The defendants admitted paragraphs two and three of the plaintiff’s amended complaint, which alleged in effect that, at approximately 9 a.m. on February 11, 1981, at the intersection of East Main Street and Standish Road in Stamford, the “defendant, ARTHUR JAMES, of New Haven, Connecticut, was the opera*707tor of a commercial vehicle owned by defendant, FREIGHTWAY CONSOLIDATED, INC., a corporation with an office and place of business at 56 Keeler Avenue, Norwalk, Connecticut,” and that “[a]t said time and place, the defendant, ARTHUR JAMES, was acting as the agent, servant and/or employee of the defendant, FREIGHTWAY CONSOLIDATED, INC., and was acting within the scope of his authority as an agent, servant and/or employee.” These admissions can be taken to mean no more than that, at the time and place in question, James was operating a commercial vehicle owned by Consolidated within the scope of his employment. They say nothing about whether James parked such a vehicle or that, if he did, he was negligent.
The operative paragraph of the pleadings is paragraph four of the amended complaint, which reads in its entirety as follows: “4. At said time and place, defendant, ARTHUR JAMES, negligently parked the truck he was operating in such a manner so as to obstruct the intersection of East Main Street and Standish Road and to obstruct and interfere with the ability of drivers on either of such roads to see traffic approaching the intersection. Defendant James’ actions in so parking his vehicle were in violation of Section 14-251 of the Connecticut General Statutes.” (Emphasis added.) The defendant’s response to these allegations was as follows: “The defendants deny [paragraph] 4 . . . .” This can mean only that the defendants denied each and every part of paragraph four of the amended complaint. That, in turn, can mean only that, in denying the allegation that James “negligently parked” the truck he was operating, they denied that he both parked the vehicle he was operating, and did so negligently. Indeed, the plaintiff’s amended complaint never even alleged that James was operating a *708“truck” owned by Consolidated; it alleged, and the defendants admitted, only that he was operating a “commercial vehicle” owned by Consolidated.
I do not understand how the majority can read a denial that James “negligently parked” a vehicle so as to render that denial as an admission that he parked it, but as a denial of negligence in doing so. It is true that, when used in different contexts, words can take on different colorations and meanings. See DeWitt v. John Hancock Mutual Life Ins. Co., 5 Conn. App. 590, 594, 501 A.2d 768 (1985). (“As Justice Holmes wrote, ‘[a] word is not a crystal, transparent and unchanged, it is the skin of a living thought and may vary greatly in color and content according to the circumstances and' time in which it is used.’ Towne v. Eisner, 245 U.S. 418, 425, 38 S. Ct. 158, 62 L. Ed. 372 [1918].”) Surely that does not mean, however, that the defendants’ use of the word “deny” can mean “admit and deny.” Yet that, it seems to me, is the result of the majority’s reasoning.

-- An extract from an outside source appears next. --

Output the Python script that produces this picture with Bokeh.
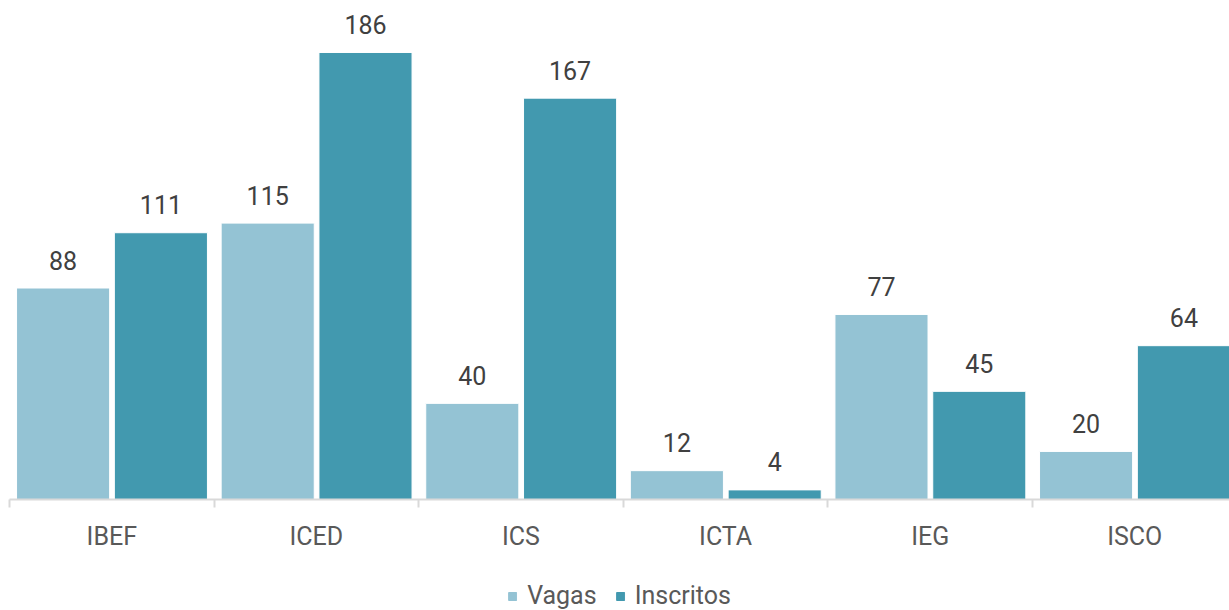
from bokeh.plotting import figure
from bokeh.models import ColumnDataSource, Range1d, FixedTicker, Legend, LegendItem, LinearAxis
from bokeh.layouts import column
from bokeh.embed import file_html
from bokeh.resources import INLINE
from bokeh.core.properties import value

categories = ["IBEF", "ICED", "ICS", "ICTA", "IEG", "ISCO"]
vagas = [88, 115, 40, 12, 77, 20]
inscritos = [111, 186, 167, 4, 45, 64]
series_names = ["Vagas", "Inscritos"]
colors = ["#94C3D4", "#4299AF"]

FONT = "Roboto"

idx = list(range(len(categories)))
src = ColumnDataSource(dict(
    idx=idx,
    x_v=[i + 0.262 for i in idx],
    x_i=[i + 0.740 for i in idx],
    vagas=vagas,
    inscritos=inscritos,
    lv=[str(v) for v in vagas],
    li=[str(v) for v in inscritos],
))

p = figure(frame_width=1220, frame_height=491, output_backend="svg", toolbar_location=None,
           x_range=Range1d(0, 5.963), y_range=Range1d(0, 204.3),
           min_border_left=9, min_border_right=0, min_border_top=8, min_border_bottom=72,
           x_axis_location=None, y_axis_location=None)
p.outline_line_color = None
p.xgrid.visible = False
p.ygrid.visible = False
p.background_fill_color = "white"
p.border_fill_color = "white"

r1 = p.vbar(x="x_v", top="vagas", width=0.455, source=src, fill_color=colors[0],
            line_color="white", line_width=1)
r2 = p.vbar(x="x_i", top="inscritos", width=0.455, source=src, fill_color=colors[1],
            line_color="white", line_width=1)

for xcol, lcol, ycol in [("x_v", "lv", "vagas"), ("x_i", "li", "inscritos")]:
    p.text(x=xcol, y=ycol, text=lcol, source=src, text_align="center",
           text_baseline="alphabetic", y_offset=-28, text_font=value(FONT),
           text_font_size="25px", text_color="#404040")

ax = LinearAxis(ticker=FixedTicker(ticks=[i + 0.5 for i in idx], minor_ticks=list(range(len(categories) + 1))))
ax.major_label_overrides = {i + 0.5: c for i, c in zip(idx, categories)}
ax.axis_line_color = "#D9D9D9"
ax.axis_line_width = 2
ax.major_tick_line_color = None
ax.major_tick_out = 0
ax.major_tick_in = 0
ax.minor_tick_line_color = "#D9D9D9"
ax.minor_tick_line_width = 2
ax.minor_tick_out = 8
ax.minor_tick_in = 0
ax.major_label_standoff = 14
ax.major_label_text_font = FONT
ax.major_label_text_font_size = "25px"
ax.major_label_text_color = "#595959"
p.add_layout(ax, "below")

# legend strip: proxy bars carry no drawable coordinates, only their legend swatches show
lg = figure(width=1229, height=39, output_backend="svg", toolbar_location=None,
            x_range=Range1d(0, 1), y_range=Range1d(0, 1),
            min_border_left=0, min_border_right=0, min_border_top=0, min_border_bottom=0,
            x_axis_location=None, y_axis_location=None)
lg.outline_line_color = None
lg.xgrid.visible = False
lg.ygrid.visible = False
lg.background_fill_color = "white"
lg.border_fill_color = "white"
proxy = ColumnDataSource(dict(x=[float("nan")], top=[float("nan")]))
d1 = lg.vbar(x="x", top="top", width=0.1, source=proxy, fill_color=colors[0], line_color=colors[0])
d2 = lg.vbar(x="x", top="top", width=0.1, source=proxy, fill_color=colors[1], line_color=colors[1])

legend = Legend(items=[LegendItem(label=series_names[0], renderers=[d1]),
                       LegendItem(label=series_names[1], renderers=[d2])],
                orientation="horizontal", location="bottom_center")
legend.label_text_font = FONT
legend.label_text_font_size = "25px"
legend.label_text_color = "#595959"
legend.glyph_width = 10
legend.glyph_height = 10
legend.label_standoff = 10
legend.spacing = 18
legend.padding = 0
legend.margin = 0
legend.border_line_color = None
legend.background_fill_alpha = 0
legend.label_height = 20
lg.add_layout(legend, "center")

layout = column(p, lg, spacing=0)
open("out.html", "w").write(file_html(layout, INLINE))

Furthermore, if there is an ambiguity in the pleadings, it does not arise from the defendants’ use of words. They had the right to controvert in good faith the allegations of paragraph four of the amended complaint. Practice Book § 160. Any ambiguity there may be — and I see none — arises solely from the plaintiff’s amended complaint. It is wholly unwarranted, in my view, to place the penalty for such an ambiguity on the defendants, particularly when that penalty amounts to a judicial admission of an essential factual element of the plaintiff’s cause of action.
I also am unable to understand the import of the majority’s argument that the defendants did not request a jury charge on the driver’s identity, and that the “pleadings and the evidence permitted the jury to infer that Arthur James parked the truck which caused the accident and the trial court did not err in instruct*709ing the jury to that effect. ” (Emphasis added.) The defendants had no obligation to request a jury charge on the driver’s identity, since they claimed that the court, as a matter of law, should have directed a verdict due to the failure of the plaintiffs to prove that identity. Moreover, the court’s jury charge did not permit the jury to infer that James parked the truck; it required the jury to find that fact by instructing the jury that the defendants had judicially admitted it.
I agree with the majority that the interpretation of pleadings is always a question of law for the court. Cahill v. Board of Education, 198 Conn. 229, 236, 502 A.2d 410 (1985). That means also, of course, that our review of the trial court’s interpretation of the pleadings is a question of law, our scope of review is plenary, and the trial court’s interpretation is not entitled to deference on our part. See Grady v. Schmitz, 16 Conn. App. 292, 295-96, 547 A.2d 563 (1988); Iamartino v. Avallone, 2 Conn. App. 119, 125, 477 A.2d 124, cert. denied, 194 Conn. 802, 478 A.2d 1025 (1984). Although in interpreting pleadings the court is to do so reasonably so as to give effect to their general theory and to do substantial justice between the parties, essential factual allegations may not be supplied by conjecture or remote implication. Cahill v. Board of Education, supra. The majority has so supplied what the plaintiff neglected to prove.
It is true that “jujnder modern rules of pleading, slight linguistic ambiguity should not be fatal to a cause of action”; Schenck v. Pelkey, 176 Conn. 245, 255, 405 A.2d 665 (1978); and that pleadings should be read “broadly and realistically, rather than narrowly and technically.” Krattenstein v. Thomas, 7 Conn. App. 604, 610, 509 A.2d 1077 (1986). Those principles do not mean, however, that the plaintiff was no longer required to prove her case as pleaded; Cahill v. Board of Education, supra; or that the defendants’ denial of *710the essential facts pleaded by the plaintiff can somehow be bifurcated into an admission and denial. That, however, is what the majority says happened in this case.